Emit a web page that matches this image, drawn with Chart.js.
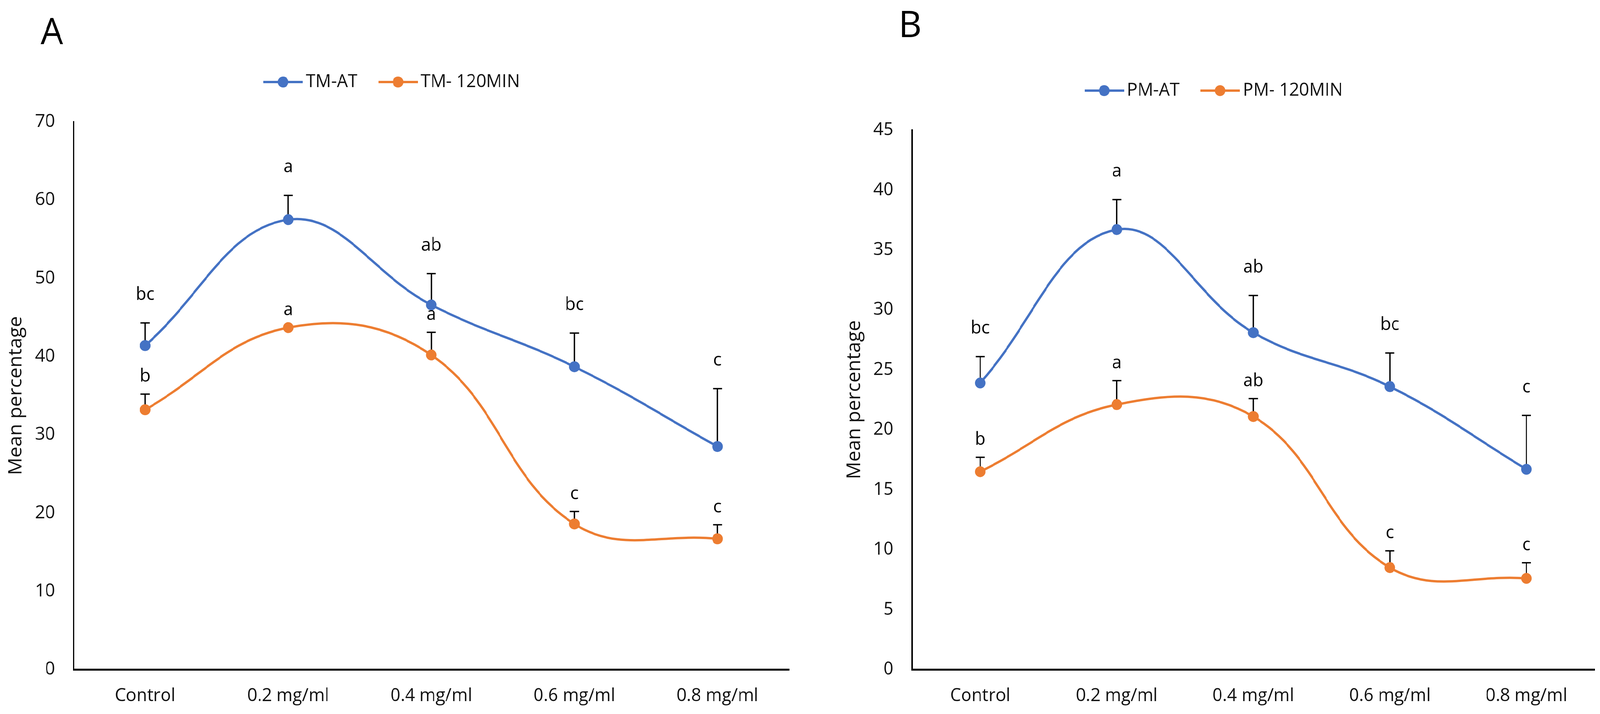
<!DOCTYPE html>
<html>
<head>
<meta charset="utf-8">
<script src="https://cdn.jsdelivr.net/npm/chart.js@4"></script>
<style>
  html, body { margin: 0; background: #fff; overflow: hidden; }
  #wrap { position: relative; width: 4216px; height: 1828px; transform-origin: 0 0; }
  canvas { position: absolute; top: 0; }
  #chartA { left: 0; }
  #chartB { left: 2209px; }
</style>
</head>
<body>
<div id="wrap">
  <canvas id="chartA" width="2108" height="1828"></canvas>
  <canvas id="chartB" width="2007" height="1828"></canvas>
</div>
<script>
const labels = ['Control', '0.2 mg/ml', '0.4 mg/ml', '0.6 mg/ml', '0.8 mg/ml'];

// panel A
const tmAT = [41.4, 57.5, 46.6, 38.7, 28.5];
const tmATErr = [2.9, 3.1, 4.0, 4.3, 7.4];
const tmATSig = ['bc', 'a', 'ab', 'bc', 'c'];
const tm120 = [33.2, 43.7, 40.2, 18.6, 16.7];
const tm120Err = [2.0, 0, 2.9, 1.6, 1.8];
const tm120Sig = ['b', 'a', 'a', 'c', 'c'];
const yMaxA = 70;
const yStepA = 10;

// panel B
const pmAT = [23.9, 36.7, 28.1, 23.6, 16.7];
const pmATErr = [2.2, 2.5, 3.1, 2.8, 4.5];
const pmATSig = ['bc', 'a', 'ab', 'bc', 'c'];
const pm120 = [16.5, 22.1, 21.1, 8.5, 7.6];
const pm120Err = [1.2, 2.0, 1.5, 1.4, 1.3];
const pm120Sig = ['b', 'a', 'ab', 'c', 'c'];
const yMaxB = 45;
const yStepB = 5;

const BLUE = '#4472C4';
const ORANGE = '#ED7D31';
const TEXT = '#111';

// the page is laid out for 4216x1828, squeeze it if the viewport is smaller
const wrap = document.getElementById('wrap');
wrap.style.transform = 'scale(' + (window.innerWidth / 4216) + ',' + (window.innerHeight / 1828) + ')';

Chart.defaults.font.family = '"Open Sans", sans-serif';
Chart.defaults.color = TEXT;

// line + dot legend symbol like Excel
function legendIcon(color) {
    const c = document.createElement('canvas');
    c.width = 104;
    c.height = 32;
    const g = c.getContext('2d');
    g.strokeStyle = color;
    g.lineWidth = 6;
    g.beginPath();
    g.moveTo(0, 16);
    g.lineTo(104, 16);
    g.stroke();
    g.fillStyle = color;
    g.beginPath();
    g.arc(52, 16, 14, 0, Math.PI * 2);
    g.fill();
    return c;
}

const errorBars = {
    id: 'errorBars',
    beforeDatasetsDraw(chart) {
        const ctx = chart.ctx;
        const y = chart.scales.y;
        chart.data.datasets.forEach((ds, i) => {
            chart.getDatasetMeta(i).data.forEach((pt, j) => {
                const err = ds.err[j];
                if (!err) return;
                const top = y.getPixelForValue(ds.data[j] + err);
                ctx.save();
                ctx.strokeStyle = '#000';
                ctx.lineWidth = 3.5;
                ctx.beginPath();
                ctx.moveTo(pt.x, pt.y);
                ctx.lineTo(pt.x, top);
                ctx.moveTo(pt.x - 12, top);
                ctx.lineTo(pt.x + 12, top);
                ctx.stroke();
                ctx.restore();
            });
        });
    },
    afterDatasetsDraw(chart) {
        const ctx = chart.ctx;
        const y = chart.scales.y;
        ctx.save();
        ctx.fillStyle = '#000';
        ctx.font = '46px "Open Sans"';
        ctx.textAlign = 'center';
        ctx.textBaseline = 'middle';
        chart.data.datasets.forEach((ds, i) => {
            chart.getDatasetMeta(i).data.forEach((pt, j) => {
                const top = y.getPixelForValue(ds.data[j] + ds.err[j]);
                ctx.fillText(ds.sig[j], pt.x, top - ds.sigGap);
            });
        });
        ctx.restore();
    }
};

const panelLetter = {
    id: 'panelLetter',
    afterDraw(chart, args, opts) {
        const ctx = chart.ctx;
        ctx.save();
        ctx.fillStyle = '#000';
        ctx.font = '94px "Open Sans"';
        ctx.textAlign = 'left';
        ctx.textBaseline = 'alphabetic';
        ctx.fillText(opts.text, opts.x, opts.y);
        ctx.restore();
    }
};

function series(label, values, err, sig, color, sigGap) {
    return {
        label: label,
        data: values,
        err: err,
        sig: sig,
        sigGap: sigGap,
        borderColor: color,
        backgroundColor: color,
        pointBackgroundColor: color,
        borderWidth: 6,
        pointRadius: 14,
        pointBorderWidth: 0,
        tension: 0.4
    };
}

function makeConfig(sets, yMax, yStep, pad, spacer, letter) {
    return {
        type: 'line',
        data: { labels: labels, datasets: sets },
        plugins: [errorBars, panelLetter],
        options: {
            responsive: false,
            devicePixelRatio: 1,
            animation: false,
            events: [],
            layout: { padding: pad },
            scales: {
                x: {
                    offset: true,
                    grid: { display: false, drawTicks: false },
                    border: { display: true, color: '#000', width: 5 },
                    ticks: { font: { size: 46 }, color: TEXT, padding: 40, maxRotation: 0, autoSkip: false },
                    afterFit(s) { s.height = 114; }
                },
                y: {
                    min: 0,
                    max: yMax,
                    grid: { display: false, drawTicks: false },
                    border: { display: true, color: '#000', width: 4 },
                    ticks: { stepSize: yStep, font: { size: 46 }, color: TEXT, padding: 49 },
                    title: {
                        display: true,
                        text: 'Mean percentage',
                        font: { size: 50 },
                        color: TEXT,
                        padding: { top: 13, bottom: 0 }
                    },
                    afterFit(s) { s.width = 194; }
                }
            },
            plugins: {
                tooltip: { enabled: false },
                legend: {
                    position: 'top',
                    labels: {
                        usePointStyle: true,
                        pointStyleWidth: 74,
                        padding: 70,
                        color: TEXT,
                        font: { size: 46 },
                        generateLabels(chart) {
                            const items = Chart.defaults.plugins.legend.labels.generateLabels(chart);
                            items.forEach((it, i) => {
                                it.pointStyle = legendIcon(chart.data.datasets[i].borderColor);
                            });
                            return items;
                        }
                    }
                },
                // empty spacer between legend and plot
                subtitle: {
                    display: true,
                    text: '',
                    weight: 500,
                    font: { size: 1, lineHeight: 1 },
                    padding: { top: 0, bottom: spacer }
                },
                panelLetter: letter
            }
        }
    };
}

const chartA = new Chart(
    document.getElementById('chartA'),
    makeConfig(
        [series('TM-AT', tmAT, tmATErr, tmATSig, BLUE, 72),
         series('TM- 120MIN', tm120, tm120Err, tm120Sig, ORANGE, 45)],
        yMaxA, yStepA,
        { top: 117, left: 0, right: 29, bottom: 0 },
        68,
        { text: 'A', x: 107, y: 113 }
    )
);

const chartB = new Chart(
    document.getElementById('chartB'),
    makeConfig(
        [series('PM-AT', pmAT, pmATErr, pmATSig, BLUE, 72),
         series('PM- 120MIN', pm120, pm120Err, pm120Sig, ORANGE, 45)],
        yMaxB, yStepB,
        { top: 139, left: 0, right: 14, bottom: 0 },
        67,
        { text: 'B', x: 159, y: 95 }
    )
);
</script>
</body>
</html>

◆ GIVEN TASK
Without including any picture, repeat the data exactly.

◆ SOLUTION FOR THIS PROBLEM
Emit a web page that matches this image, drawn with Chart.js.
<!DOCTYPE html>
<html>
<head>
<meta charset="utf-8">
<script src="https://cdn.jsdelivr.net/npm/chart.js@4"></script>
<style>
  html, body { margin: 0; background: #fff; overflow: hidden; }
  #wrap { position: relative; width: 4216px; height: 1828px; transform-origin: 0 0; }
  canvas { position: absolute; top: 0; }
  #chartA { left: 0; }
  #chartB { left: 2209px; }
</style>
</head>
<body>
<div id="wrap">
  <canvas id="chartA" width="2108" height="1828"></canvas>
  <canvas id="chartB" width="2007" height="1828"></canvas>
</div>
<script>
const labels = ['Control', '0.2 mg/ml', '0.4 mg/ml', '0.6 mg/ml', '0.8 mg/ml'];

// panel A
const tmAT = [41.4, 57.5, 46.6, 38.7, 28.5];
const tmATErr = [2.9, 3.1, 4.0, 4.3, 7.4];
const tmATSig = ['bc', 'a', 'ab', 'bc', 'c'];
const tm120 = [33.2, 43.7, 40.2, 18.6, 16.7];
const tm120Err = [2.0, 0, 2.9, 1.6, 1.8];
const tm120Sig = ['b', 'a', 'a', 'c', 'c'];
const yMaxA = 70;
const yStepA = 10;

// panel B
const pmAT = [23.9, 36.7, 28.1, 23.6, 16.7];
const pmATErr = [2.2, 2.5, 3.1, 2.8, 4.5];
const pmATSig = ['bc', 'a', 'ab', 'bc', 'c'];
const pm120 = [16.5, 22.1, 21.1, 8.5, 7.6];
const pm120Err = [1.2, 2.0, 1.5, 1.4, 1.3];
const pm120Sig = ['b', 'a', 'ab', 'c', 'c'];
const yMaxB = 45;
const yStepB = 5;

const BLUE = '#4472C4';
const ORANGE = '#ED7D31';
const TEXT = '#111';

// the page is laid out for 4216x1828, squeeze it if the viewport is smaller
const wrap = document.getElementById('wrap');
wrap.style.transform = 'scale(' + (window.innerWidth / 4216) + ',' + (window.innerHeight / 1828) + ')';

Chart.defaults.font.family = '"Open Sans", sans-serif';
Chart.defaults.color = TEXT;

// line + dot legend symbol like Excel
function legendIcon(color) {
    const c = document.createElement('canvas');
    c.width = 104;
    c.height = 32;
    const g = c.getContext('2d');
    g.strokeStyle = color;
    g.lineWidth = 6;
    g.beginPath();
    g.moveTo(0, 16);
    g.lineTo(104, 16);
    g.stroke();
    g.fillStyle = color;
    g.beginPath();
    g.arc(52, 16, 14, 0, Math.PI * 2);
    g.fill();
    return c;
}

const errorBars = {
    id: 'errorBars',
    beforeDatasetsDraw(chart) {
        const ctx = chart.ctx;
        const y = chart.scales.y;
        chart.data.datasets.forEach((ds, i) => {
            chart.getDatasetMeta(i).data.forEach((pt, j) => {
                const err = ds.err[j];
                if (!err) return;
                const top = y.getPixelForValue(ds.data[j] + err);
                ctx.save();
                ctx.strokeStyle = '#000';
                ctx.lineWidth = 3.5;
                ctx.beginPath();
                ctx.moveTo(pt.x, pt.y);
                ctx.lineTo(pt.x, top);
                ctx.moveTo(pt.x - 12, top);
                ctx.lineTo(pt.x + 12, top);
                ctx.stroke();
                ctx.restore();
            });
        });
    },
    afterDatasetsDraw(chart) {
        const ctx = chart.ctx;
        const y = chart.scales.y;
        ctx.save();
        ctx.fillStyle = '#000';
        ctx.font = '46px "Open Sans"';
        ctx.textAlign = 'center';
        ctx.textBaseline = 'middle';
        chart.data.datasets.forEach((ds, i) => {
            chart.getDatasetMeta(i).data.forEach((pt, j) => {
                const top = y.getPixelForValue(ds.data[j] + ds.err[j]);
                ctx.fillText(ds.sig[j], pt.x, top - ds.sigGap);
            });
        });
        ctx.restore();
    }
};

const panelLetter = {
    id: 'panelLetter',
    afterDraw(chart, args, opts) {
        const ctx = chart.ctx;
        ctx.save();
        ctx.fillStyle = '#000';
        ctx.font = '94px "Open Sans"';
        ctx.textAlign = 'left';
        ctx.textBaseline = 'alphabetic';
        ctx.fillText(opts.text, opts.x, opts.y);
        ctx.restore();
    }
};

function series(label, values, err, sig, color, sigGap) {
    return {
        label: label,
        data: values,
        err: err,
        sig: sig,
        sigGap: sigGap,
        borderColor: color,
        backgroundColor: color,
        pointBackgroundColor: color,
        borderWidth: 6,
        pointRadius: 14,
        pointBorderWidth: 0,
        tension: 0.4
    };
}

function makeConfig(sets, yMax, yStep, pad, spacer, letter) {
    return {
        type: 'line',
        data: { labels: labels, datasets: sets },
        plugins: [errorBars, panelLetter],
        options: {
            responsive: false,
            devicePixelRatio: 1,
            animation: false,
            events: [],
            layout: { padding: pad },
            scales: {
                x: {
                    offset: true,
                    grid: { display: false, drawTicks: false },
                    border: { display: true, color: '#000', width: 5 },
                    ticks: { font: { size: 46 }, color: TEXT, padding: 40, maxRotation: 0, autoSkip: false },
                    afterFit(s) { s.height = 114; }
                },
                y: {
                    min: 0,
                    max: yMax,
                    grid: { display: false, drawTicks: false },
                    border: { display: true, color: '#000', width: 4 },
                    ticks: { stepSize: yStep, font: { size: 46 }, color: TEXT, padding: 49 },
                    title: {
                        display: true,
                        text: 'Mean percentage',
                        font: { size: 50 },
                        color: TEXT,
                        padding: { top: 13, bottom: 0 }
                    },
                    afterFit(s) { s.width = 194; }
                }
            },
            plugins: {
                tooltip: { enabled: false },
                legend: {
                    position: 'top',
                    labels: {
                        usePointStyle: true,
                        pointStyleWidth: 74,
                        padding: 70,
                        color: TEXT,
                        font: { size: 46 },
                        generateLabels(chart) {
                            const items = Chart.defaults.plugins.legend.labels.generateLabels(chart);
                            items.forEach((it, i) => {
                                it.pointStyle = legendIcon(chart.data.datasets[i].borderColor);
                            });
                            return items;
                        }
                    }
                },
                // empty spacer between legend and plot
                subtitle: {
                    display: true,
                    text: '',
                    weight: 500,
                    font: { size: 1, lineHeight: 1 },
                    padding: { top: 0, bottom: spacer }
                },
                panelLetter: letter
            }
        }
    };
}

const chartA = new Chart(
    document.getElementById('chartA'),
    makeConfig(
        [series('TM-AT', tmAT, tmATErr, tmATSig, BLUE, 72),
         series('TM- 120MIN', tm120, tm120Err, tm120Sig, ORANGE, 45)],
        yMaxA, yStepA,
        { top: 117, left: 0, right: 29, bottom: 0 },
        68,
        { text: 'A', x: 107, y: 113 }
    )
);

const chartB = new Chart(
    document.getElementById('chartB'),
    makeConfig(
        [series('PM-AT', pmAT, pmATErr, pmATSig, BLUE, 72),
         series('PM- 120MIN', pm120, pm120Err, pm120Sig, ORANGE, 45)],
        yMaxB, yStepB,
        { top: 139, left: 0, right: 14, bottom: 0 },
        67,
        { text: 'B', x: 159, y: 95 }
    )
);
</script>
</body>
</html>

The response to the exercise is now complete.